Supreme Court Fights: Left-Wing Media Bias Is Seldom More Imaginary

Thursday, May 28th, 2009

Politico's Mike Allen writes (5/27/09)

The media's left-of-center bias is rarely more apparent than during court fights. The coverage running up to the pick was slanted heavily toward the notion of how "pragmatic" Obama's legal views are and how unlikely he was to pick a liberal.

So coverage of Supreme Court fights is one of the best illustrations of corporate media's supposed lean to the left? Only three of the current justices had what could be described as a "fight" over their confirmation: Clarence Thomas (confirmed by a vote of 52-48), John Roberts (78-22) and Samuel Alito (58-42); all the others were confirmed with less than 10 percent of the Senate voting against them.

Despite the allegations of sexual harassment that were leveled against Thomas during his confirmation hearings, media coverage at the time depicted him as highly credible in his denials (Extra!, Special Issue 1992), and generally treated the question of whom to believe as impossible to answer.

Roberts got intensely favorable coverage from corporate media, to the point where Newsweek was denouncing as "conspiracy theories"  accurate characterizations of Roberts' record (FAIR Action Alert, 8/2/05). When the pro-choice group NARAL pointed out that Roberts had filed a brief in support of an abortion clinic blockader who had previously been convicted of bombing, this was widely denounced in the media as out of bounds (Extra!, 11-12/05); can anyone seriously imagine establishment pundits chiding right-wing activists for bringing up legal work Sonia Sotomayor had done on behalf of bombmakers?

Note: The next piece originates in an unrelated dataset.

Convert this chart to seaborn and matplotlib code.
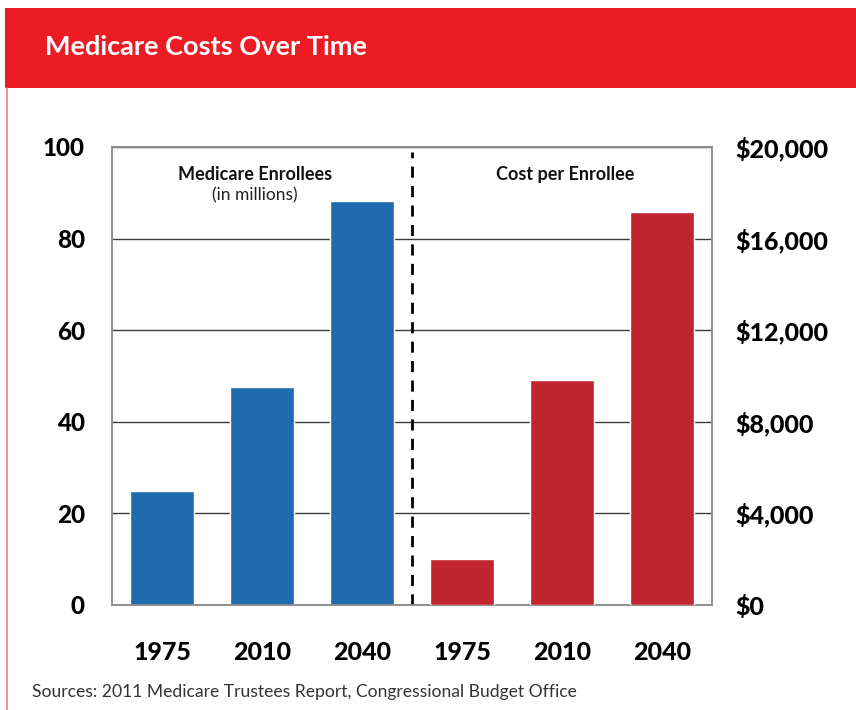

With Alito as well, corporate media tended to treat his unflappable demeanor as more important than his legal views, giving him generally high marks for his confirmation performance (CounterSpin, 1/20/06).

The only Supreme Court nominee to be voted down by the Senate in modern times was Robert Bork. That was in 1987, when FAIR was just getting started, so we don't have any contemporaneous analysis of the coverage of that fight--but corporate media have subsequently created an entirely inaccurate mythology about Bork's unfair treatment (FAIR Media Advisory, 7/21/05; Extra! Update, 4/99).

Allen says that it's during such episodes that corporate media's left-leaning bias is most apparent. What's actually apparent is that charges of left-wing media bias never need to be accompanied by actual evidence.